* _PROBLEM TO SOLVE_: In the records below, find each line with the word "this" and copy it.

+ + + +

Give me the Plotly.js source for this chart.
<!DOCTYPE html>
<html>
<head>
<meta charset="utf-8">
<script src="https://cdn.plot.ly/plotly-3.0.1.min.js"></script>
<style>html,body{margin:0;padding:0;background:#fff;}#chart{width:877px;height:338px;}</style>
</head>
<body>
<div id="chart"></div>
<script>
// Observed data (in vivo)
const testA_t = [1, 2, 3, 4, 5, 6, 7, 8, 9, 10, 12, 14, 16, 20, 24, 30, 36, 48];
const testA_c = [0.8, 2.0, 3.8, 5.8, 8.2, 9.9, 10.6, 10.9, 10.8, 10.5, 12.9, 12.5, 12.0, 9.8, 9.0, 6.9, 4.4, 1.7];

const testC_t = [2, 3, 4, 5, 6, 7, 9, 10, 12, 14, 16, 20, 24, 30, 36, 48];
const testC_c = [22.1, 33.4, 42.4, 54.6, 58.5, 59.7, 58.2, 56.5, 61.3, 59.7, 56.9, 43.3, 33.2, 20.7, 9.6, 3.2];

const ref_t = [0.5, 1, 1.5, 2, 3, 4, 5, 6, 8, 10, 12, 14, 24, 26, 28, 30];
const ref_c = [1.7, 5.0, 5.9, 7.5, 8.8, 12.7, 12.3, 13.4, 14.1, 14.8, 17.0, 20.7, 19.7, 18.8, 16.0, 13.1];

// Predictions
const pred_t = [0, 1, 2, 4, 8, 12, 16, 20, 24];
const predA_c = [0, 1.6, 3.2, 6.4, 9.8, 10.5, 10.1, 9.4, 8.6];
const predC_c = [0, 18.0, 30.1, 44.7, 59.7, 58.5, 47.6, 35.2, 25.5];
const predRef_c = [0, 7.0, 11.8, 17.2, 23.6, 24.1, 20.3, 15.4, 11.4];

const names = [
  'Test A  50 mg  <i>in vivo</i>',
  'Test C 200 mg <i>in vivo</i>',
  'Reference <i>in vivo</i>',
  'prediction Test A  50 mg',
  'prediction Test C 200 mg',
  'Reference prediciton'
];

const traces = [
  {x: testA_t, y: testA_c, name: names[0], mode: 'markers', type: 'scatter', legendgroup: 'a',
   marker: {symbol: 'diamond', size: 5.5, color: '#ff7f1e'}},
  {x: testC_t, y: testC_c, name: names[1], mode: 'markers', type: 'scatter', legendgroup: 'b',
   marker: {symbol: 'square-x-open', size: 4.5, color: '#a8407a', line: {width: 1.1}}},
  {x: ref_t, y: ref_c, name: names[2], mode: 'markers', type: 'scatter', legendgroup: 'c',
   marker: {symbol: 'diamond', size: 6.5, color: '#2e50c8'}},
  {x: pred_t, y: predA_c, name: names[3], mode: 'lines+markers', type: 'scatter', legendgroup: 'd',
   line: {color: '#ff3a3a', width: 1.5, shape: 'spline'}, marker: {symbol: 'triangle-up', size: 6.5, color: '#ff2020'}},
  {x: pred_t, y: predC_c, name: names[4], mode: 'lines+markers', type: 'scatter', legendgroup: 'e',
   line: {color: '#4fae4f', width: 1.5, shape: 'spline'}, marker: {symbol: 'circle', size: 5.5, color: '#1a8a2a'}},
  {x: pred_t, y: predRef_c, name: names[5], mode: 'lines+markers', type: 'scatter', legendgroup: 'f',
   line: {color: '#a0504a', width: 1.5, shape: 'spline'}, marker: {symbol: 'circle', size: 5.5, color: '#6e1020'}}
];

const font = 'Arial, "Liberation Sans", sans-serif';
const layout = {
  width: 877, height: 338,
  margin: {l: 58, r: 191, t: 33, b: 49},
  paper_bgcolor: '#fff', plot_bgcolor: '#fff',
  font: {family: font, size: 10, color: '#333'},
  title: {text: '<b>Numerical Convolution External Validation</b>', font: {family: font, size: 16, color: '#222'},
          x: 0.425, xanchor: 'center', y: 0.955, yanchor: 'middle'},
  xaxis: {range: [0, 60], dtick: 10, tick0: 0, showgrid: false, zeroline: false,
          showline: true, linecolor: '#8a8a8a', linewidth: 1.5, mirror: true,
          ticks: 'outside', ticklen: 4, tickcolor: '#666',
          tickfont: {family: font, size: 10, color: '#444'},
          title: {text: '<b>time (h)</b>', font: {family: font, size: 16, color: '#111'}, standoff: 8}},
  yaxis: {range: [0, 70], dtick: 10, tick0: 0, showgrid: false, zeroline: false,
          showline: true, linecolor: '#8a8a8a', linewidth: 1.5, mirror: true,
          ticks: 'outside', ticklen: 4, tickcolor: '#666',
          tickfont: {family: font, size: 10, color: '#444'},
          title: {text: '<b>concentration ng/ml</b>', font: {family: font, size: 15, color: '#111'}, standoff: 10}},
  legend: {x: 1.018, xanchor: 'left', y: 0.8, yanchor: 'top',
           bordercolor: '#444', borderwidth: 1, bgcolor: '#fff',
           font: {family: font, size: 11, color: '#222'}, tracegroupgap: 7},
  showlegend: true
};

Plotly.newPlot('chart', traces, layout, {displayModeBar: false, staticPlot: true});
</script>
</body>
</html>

+ + + +

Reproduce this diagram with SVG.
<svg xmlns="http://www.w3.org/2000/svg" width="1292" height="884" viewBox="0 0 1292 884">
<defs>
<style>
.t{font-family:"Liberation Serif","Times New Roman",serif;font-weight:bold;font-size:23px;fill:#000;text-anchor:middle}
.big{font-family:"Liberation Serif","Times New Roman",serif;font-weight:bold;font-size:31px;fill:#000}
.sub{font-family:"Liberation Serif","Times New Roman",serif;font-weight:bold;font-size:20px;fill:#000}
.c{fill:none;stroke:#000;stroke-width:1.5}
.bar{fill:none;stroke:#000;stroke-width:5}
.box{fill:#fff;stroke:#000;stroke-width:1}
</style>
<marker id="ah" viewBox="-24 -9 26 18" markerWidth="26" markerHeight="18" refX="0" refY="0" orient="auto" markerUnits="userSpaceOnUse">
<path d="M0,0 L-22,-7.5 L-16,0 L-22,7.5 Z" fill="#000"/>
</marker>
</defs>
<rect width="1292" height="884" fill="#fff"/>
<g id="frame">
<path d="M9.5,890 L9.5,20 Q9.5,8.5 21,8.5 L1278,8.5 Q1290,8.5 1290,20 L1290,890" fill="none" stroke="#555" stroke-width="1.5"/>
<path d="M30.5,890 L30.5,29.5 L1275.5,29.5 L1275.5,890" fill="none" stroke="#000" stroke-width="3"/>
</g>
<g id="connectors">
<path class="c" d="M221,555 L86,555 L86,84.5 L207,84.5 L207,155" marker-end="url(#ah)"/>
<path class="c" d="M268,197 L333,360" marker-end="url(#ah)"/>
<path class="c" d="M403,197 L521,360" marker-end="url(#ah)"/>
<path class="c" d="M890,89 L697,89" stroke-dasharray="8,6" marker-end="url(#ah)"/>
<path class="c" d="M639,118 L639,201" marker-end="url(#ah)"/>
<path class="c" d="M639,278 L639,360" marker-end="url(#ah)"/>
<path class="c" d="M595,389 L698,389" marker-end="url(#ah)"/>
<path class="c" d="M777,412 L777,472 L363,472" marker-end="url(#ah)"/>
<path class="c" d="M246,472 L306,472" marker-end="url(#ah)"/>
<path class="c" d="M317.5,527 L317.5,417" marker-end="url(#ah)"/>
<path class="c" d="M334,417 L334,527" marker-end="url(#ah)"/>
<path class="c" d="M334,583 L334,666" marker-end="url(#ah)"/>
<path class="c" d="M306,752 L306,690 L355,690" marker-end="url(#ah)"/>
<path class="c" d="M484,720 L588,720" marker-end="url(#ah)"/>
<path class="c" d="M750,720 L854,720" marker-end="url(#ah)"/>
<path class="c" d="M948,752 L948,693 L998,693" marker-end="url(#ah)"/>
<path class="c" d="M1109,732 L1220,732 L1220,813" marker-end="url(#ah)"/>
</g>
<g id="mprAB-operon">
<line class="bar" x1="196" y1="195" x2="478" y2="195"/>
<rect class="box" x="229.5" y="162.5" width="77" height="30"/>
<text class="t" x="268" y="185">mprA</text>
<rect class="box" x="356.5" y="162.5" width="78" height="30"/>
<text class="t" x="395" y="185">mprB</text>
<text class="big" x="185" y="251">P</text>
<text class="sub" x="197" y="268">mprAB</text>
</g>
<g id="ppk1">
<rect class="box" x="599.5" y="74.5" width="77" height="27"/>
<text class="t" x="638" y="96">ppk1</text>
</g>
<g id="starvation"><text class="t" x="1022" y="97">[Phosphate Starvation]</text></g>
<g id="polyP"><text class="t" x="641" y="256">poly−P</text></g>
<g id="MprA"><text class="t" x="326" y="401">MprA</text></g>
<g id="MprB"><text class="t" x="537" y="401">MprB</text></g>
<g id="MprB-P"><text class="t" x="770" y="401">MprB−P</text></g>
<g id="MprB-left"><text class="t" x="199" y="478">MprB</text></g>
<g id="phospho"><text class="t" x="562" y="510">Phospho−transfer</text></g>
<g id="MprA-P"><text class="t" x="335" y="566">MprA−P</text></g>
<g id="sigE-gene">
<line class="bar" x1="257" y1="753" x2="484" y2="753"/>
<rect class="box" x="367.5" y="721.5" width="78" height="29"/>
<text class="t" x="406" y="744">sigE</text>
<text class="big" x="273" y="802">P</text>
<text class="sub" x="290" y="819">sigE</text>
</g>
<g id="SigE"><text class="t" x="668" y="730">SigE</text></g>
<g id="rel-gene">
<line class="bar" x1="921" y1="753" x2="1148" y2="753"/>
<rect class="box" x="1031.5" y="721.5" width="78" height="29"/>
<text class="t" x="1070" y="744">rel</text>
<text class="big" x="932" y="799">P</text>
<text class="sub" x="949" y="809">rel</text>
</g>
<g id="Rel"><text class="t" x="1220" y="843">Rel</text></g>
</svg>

+ + + +

* _THE REPLY_:
Give me the Plotly.js source for this chart.
Reproduce this diagram with SVG.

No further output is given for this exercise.